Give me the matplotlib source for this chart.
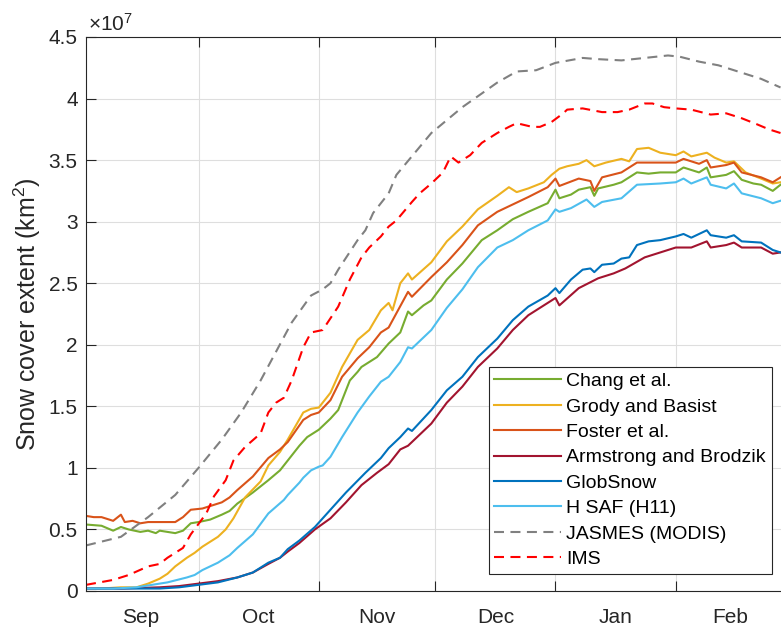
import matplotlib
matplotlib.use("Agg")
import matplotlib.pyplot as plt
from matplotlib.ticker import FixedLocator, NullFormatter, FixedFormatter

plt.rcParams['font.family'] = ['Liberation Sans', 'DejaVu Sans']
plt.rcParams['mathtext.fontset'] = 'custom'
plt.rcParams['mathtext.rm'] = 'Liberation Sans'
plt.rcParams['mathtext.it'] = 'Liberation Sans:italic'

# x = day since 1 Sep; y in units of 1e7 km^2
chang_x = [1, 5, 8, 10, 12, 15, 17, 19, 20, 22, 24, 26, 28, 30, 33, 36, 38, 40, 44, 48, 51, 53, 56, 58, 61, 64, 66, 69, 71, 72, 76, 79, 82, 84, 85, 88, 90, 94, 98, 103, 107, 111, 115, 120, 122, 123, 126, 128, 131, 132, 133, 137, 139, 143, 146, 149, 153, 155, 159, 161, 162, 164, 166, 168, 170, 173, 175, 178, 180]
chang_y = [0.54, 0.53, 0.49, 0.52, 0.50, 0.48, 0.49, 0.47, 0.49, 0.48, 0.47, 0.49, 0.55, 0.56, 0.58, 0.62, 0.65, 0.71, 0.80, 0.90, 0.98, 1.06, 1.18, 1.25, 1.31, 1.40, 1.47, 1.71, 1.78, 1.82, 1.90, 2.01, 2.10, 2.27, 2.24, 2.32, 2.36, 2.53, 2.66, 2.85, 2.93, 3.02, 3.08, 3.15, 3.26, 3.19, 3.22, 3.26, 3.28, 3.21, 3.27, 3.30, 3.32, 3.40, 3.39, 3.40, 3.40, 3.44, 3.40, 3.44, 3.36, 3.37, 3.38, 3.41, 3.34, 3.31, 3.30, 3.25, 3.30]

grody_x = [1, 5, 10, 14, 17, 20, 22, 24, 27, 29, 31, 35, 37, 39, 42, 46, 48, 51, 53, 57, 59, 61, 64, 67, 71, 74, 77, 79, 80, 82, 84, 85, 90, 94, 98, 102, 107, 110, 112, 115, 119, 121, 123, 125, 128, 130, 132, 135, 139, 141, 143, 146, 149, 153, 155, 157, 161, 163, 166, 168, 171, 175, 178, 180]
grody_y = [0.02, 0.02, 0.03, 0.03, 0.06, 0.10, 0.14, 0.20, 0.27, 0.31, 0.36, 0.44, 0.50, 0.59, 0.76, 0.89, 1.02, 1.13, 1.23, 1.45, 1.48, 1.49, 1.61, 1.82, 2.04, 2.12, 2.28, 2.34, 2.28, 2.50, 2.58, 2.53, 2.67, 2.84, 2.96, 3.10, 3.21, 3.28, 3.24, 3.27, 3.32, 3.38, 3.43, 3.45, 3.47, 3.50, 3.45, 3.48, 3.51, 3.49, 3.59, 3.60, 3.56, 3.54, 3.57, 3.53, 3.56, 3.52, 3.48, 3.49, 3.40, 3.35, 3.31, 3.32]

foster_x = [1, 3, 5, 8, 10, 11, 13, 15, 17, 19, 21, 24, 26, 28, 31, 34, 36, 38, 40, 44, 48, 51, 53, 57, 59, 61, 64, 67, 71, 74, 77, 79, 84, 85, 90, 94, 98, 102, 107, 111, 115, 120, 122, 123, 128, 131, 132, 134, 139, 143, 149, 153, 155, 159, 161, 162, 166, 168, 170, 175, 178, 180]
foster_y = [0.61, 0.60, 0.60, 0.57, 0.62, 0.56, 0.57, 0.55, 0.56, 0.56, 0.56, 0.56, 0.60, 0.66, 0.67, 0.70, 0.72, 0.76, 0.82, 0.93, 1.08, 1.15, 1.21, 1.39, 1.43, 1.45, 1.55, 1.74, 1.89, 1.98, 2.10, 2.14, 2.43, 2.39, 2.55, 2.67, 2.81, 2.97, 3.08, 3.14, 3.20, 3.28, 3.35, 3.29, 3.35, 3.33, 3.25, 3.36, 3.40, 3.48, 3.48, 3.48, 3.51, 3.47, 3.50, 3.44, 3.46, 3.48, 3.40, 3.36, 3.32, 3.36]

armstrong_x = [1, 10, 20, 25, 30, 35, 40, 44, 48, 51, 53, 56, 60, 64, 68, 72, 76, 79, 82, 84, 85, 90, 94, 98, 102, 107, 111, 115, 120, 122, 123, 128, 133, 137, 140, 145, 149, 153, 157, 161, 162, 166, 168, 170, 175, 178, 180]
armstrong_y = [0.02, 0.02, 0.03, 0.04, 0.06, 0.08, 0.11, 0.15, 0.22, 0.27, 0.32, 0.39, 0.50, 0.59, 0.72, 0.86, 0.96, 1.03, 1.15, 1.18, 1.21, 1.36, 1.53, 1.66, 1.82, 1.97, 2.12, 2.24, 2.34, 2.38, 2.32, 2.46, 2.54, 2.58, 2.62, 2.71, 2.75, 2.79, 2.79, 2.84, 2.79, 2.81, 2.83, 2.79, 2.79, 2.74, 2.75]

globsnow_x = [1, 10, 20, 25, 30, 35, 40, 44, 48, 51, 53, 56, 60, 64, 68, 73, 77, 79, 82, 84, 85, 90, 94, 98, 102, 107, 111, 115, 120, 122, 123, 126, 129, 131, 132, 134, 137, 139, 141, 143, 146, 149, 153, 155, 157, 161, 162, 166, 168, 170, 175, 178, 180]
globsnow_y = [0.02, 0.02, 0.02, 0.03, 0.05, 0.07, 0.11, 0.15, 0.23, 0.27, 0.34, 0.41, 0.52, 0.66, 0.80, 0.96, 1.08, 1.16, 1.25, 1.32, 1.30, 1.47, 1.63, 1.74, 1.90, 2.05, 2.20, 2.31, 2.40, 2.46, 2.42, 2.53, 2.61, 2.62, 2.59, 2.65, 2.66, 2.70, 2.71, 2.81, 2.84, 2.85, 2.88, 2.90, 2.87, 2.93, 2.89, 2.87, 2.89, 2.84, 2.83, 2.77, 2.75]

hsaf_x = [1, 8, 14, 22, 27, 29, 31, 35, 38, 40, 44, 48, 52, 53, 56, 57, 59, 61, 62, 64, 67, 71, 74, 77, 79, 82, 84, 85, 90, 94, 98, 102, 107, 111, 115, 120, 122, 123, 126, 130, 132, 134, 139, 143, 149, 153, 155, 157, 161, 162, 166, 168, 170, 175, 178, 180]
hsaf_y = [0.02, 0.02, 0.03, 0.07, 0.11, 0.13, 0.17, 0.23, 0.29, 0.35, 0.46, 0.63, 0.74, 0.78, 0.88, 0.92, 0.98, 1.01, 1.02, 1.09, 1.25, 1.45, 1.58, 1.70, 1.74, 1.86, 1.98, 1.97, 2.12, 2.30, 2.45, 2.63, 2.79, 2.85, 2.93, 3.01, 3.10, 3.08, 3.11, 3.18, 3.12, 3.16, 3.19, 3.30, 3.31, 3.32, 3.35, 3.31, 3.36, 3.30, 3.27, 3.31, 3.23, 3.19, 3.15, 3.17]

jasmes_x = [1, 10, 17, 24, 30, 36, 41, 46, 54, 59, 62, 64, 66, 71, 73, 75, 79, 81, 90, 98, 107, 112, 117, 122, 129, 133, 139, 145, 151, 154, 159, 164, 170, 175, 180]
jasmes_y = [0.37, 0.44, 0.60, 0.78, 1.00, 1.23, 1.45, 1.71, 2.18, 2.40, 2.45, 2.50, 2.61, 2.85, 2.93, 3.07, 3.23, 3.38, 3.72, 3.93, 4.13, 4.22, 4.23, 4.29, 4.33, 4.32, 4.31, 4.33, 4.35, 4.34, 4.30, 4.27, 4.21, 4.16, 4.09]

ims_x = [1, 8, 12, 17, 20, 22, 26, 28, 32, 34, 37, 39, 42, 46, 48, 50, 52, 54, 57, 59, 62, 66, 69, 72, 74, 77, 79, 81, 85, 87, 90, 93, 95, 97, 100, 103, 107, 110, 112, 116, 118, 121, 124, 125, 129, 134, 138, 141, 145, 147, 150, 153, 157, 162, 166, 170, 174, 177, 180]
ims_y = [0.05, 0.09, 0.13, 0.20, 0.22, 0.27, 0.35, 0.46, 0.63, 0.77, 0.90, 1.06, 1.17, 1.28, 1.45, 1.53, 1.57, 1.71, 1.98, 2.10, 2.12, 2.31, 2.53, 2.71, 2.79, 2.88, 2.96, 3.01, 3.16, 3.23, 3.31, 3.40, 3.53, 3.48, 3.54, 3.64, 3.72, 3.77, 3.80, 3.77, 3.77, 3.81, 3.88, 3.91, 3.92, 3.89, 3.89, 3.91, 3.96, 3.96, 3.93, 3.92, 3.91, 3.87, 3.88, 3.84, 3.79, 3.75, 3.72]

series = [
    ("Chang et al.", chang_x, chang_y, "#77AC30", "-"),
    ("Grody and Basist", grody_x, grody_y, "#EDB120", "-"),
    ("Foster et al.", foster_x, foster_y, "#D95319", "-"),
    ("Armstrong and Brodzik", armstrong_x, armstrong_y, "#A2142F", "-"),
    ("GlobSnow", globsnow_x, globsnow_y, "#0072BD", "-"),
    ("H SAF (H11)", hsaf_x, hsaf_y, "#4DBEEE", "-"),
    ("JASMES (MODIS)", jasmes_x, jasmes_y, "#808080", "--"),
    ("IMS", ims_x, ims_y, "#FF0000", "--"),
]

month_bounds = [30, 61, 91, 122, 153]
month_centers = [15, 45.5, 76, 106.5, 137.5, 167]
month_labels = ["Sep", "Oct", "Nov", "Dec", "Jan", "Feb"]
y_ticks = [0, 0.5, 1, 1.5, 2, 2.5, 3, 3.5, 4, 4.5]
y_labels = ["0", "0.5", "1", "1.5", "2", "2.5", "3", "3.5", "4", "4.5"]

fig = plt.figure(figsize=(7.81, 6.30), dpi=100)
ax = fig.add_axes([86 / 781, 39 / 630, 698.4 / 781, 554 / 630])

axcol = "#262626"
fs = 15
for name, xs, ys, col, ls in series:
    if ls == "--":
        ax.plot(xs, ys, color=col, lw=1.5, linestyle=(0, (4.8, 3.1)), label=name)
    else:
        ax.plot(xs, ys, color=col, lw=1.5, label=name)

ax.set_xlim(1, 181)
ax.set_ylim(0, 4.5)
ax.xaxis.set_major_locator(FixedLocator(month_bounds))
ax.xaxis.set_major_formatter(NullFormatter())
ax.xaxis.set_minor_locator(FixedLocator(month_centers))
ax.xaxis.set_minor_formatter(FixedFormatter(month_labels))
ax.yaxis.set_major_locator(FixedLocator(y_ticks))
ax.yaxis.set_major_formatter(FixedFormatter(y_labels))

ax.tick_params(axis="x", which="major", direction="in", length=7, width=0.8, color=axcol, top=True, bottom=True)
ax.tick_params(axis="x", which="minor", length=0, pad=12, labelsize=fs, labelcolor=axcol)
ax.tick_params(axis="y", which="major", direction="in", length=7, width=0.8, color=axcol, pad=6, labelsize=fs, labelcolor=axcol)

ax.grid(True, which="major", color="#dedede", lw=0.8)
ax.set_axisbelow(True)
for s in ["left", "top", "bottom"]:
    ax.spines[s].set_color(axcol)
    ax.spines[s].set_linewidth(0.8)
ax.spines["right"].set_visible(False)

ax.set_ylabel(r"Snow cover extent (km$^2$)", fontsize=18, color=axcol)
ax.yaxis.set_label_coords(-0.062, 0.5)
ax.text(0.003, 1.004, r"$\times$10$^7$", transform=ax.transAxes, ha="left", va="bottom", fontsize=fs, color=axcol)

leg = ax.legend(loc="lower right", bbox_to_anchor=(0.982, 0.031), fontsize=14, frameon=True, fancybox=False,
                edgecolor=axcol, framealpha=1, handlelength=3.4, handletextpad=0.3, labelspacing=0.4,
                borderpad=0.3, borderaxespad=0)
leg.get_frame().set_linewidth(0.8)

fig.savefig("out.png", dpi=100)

● Problem
Please extract exactly the lines of the data, from the first through the line containing "from matplotlib.ticker import", and add no pictures to the copy.

● Worked answer
Give me the matplotlib source for this chart.
import matplotlib
matplotlib.use("Agg")
import matplotlib.pyplot as plt
from matplotlib.ticker import FixedLocator, NullFormatter, FixedFormatter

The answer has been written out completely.